WRITTEN PROBLEM
Please repeat only the stretch of records running from the first line through the line that contains "const ago12 = [35.7, 18.5, 68.8, 39.3];".

RECORDS FOR THE TASK
----------------------------------------
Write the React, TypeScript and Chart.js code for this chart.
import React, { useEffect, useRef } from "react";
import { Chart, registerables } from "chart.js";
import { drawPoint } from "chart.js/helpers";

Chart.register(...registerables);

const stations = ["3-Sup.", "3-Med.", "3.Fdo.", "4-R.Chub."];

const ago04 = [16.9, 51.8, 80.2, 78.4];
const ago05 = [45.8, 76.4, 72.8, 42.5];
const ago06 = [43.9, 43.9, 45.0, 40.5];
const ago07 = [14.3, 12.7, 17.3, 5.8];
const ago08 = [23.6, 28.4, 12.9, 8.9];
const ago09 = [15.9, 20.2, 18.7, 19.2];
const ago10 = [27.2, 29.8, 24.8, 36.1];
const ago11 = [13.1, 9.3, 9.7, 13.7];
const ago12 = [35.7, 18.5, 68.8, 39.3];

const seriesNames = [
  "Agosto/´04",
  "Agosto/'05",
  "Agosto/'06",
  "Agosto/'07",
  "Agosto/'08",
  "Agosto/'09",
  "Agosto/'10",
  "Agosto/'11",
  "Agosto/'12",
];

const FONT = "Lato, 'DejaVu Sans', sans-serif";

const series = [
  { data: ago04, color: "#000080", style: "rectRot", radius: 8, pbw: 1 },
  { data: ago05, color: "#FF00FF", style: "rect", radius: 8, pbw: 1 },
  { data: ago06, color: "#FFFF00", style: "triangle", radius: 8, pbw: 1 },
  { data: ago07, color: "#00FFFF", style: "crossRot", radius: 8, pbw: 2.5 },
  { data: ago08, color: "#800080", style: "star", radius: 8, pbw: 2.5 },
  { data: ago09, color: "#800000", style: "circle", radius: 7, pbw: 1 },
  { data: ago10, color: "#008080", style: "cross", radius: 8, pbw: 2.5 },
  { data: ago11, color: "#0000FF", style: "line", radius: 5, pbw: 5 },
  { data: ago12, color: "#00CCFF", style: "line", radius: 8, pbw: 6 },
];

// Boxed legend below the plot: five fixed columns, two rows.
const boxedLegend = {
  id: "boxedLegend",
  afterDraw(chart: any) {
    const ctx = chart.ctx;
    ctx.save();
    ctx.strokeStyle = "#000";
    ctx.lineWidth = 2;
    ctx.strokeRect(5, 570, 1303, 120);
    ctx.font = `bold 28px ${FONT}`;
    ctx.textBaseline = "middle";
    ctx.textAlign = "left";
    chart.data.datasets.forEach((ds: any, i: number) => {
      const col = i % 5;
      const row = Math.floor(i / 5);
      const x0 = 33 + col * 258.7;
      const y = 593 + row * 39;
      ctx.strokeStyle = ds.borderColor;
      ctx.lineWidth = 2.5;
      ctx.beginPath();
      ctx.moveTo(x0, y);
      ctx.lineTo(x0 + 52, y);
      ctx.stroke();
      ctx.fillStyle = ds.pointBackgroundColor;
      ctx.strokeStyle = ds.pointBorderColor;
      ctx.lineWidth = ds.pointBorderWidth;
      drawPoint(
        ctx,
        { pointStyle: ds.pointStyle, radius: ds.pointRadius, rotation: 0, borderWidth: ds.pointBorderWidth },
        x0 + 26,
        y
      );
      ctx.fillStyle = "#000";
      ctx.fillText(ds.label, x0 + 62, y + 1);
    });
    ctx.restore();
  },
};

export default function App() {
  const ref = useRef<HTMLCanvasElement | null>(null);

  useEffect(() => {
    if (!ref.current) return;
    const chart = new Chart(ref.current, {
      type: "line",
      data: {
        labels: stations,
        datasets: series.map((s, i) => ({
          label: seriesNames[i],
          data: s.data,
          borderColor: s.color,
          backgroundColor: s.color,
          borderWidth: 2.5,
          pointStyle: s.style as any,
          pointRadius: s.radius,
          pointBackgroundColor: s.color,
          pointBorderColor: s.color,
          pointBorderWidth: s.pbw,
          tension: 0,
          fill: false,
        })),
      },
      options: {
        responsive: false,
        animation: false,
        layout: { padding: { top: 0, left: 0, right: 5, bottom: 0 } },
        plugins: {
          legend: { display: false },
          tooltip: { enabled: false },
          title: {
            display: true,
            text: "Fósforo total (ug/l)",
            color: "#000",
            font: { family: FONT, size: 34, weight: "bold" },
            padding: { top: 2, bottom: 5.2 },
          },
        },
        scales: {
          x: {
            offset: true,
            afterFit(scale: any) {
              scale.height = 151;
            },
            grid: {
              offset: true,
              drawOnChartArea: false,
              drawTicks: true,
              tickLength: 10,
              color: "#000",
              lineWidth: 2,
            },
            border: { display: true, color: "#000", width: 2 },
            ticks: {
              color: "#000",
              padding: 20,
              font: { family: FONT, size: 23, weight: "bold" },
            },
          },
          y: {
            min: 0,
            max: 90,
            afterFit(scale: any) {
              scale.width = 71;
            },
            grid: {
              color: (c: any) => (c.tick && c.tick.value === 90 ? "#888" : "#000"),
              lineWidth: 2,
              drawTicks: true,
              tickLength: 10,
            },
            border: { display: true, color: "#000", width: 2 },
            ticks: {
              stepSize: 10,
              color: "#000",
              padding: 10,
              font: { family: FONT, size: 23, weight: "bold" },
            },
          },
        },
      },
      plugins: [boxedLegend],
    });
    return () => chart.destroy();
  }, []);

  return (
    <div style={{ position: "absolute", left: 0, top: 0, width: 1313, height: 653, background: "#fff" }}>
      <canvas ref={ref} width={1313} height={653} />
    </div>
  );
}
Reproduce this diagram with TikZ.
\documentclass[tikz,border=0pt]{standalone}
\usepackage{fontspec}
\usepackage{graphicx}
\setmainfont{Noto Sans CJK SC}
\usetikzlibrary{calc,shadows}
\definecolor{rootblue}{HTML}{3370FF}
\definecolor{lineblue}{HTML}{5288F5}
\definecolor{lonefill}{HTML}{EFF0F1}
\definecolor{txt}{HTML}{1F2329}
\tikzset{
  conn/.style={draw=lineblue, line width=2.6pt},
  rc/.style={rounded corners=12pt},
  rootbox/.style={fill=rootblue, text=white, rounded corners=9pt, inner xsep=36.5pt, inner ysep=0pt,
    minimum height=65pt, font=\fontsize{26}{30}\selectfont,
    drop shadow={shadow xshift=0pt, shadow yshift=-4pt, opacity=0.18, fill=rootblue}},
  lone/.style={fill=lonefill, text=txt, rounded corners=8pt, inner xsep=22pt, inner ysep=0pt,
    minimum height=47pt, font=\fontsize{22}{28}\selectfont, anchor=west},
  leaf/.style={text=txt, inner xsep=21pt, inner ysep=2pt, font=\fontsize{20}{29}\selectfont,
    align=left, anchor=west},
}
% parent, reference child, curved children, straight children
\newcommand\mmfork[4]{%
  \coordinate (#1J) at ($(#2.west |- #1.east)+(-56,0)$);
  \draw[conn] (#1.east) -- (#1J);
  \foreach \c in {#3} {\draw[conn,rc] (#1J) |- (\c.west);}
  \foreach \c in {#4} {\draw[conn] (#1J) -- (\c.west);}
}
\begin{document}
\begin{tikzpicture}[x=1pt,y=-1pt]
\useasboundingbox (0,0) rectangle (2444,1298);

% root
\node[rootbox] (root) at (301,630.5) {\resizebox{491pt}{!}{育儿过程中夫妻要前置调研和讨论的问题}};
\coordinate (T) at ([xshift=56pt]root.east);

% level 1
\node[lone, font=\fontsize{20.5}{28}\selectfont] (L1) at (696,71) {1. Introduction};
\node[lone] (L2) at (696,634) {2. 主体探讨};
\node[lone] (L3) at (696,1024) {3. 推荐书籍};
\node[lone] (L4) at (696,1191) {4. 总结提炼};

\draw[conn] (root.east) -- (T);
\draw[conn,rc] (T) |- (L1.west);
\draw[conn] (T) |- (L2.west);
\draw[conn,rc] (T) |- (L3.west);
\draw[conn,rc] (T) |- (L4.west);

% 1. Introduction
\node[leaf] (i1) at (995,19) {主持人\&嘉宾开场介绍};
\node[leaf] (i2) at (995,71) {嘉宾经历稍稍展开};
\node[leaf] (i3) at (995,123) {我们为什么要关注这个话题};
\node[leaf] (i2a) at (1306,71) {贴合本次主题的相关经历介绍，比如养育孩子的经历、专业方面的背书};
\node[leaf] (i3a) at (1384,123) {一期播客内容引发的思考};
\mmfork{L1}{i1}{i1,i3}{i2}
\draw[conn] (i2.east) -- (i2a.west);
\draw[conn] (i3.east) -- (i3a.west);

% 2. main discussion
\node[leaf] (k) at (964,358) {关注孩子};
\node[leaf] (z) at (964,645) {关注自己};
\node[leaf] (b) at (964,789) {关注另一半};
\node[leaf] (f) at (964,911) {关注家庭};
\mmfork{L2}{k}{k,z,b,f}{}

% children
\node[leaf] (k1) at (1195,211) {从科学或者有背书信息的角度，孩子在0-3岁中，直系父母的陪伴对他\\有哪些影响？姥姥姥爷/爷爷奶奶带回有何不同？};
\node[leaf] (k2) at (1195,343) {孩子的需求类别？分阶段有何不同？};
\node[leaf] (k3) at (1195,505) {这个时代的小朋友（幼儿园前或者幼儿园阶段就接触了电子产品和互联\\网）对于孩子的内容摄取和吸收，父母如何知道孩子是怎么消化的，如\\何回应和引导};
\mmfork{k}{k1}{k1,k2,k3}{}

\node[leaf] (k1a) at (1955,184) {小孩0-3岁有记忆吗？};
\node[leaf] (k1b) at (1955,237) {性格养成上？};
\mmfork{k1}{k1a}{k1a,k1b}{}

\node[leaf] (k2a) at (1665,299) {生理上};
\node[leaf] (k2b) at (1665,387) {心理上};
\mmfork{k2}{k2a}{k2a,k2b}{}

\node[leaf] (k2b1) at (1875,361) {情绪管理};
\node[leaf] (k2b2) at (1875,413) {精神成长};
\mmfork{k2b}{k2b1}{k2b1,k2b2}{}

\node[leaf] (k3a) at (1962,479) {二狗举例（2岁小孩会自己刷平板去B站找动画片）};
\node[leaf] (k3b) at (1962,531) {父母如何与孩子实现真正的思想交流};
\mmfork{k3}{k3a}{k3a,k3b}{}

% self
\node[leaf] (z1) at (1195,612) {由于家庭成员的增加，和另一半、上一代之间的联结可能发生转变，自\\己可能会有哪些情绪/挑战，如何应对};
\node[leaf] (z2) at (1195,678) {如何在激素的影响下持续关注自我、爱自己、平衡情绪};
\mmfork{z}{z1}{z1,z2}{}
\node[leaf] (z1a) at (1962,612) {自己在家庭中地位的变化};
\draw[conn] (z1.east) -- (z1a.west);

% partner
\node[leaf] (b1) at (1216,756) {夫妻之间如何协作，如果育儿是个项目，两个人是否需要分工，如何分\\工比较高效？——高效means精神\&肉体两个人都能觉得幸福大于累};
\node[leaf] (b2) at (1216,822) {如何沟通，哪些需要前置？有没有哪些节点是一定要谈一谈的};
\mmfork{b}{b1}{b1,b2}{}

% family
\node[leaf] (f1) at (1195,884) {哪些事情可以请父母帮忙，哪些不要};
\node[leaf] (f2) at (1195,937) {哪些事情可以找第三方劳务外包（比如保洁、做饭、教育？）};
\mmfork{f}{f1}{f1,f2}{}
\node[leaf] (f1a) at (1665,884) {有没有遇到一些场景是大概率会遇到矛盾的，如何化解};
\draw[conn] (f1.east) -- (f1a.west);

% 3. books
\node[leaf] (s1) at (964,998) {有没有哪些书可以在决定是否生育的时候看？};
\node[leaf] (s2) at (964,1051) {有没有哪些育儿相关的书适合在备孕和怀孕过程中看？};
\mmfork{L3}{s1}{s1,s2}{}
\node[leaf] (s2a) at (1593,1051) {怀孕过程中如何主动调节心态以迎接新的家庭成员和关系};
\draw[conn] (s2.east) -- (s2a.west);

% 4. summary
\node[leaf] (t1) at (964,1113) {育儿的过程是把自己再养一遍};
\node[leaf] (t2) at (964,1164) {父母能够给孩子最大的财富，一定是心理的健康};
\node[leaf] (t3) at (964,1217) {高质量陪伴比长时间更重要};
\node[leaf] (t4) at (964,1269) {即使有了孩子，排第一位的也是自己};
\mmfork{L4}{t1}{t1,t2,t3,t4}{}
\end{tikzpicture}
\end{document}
----------------------------------------
EXERCISE SOLUTION
Write the React, TypeScript and Chart.js code for this chart.
import React, { useEffect, useRef } from "react";
import { Chart, registerables } from "chart.js";
import { drawPoint } from "chart.js/helpers";

Chart.register(...registerables);

const stations = ["3-Sup.", "3-Med.", "3.Fdo.", "4-R.Chub."];

const ago04 = [16.9, 51.8, 80.2, 78.4];
const ago05 = [45.8, 76.4, 72.8, 42.5];
const ago06 = [43.9, 43.9, 45.0, 40.5];
const ago07 = [14.3, 12.7, 17.3, 5.8];
const ago08 = [23.6, 28.4, 12.9, 8.9];
const ago09 = [15.9, 20.2, 18.7, 19.2];
const ago10 = [27.2, 29.8, 24.8, 36.1];
const ago11 = [13.1, 9.3, 9.7, 13.7];
const ago12 = [35.7, 18.5, 68.8, 39.3];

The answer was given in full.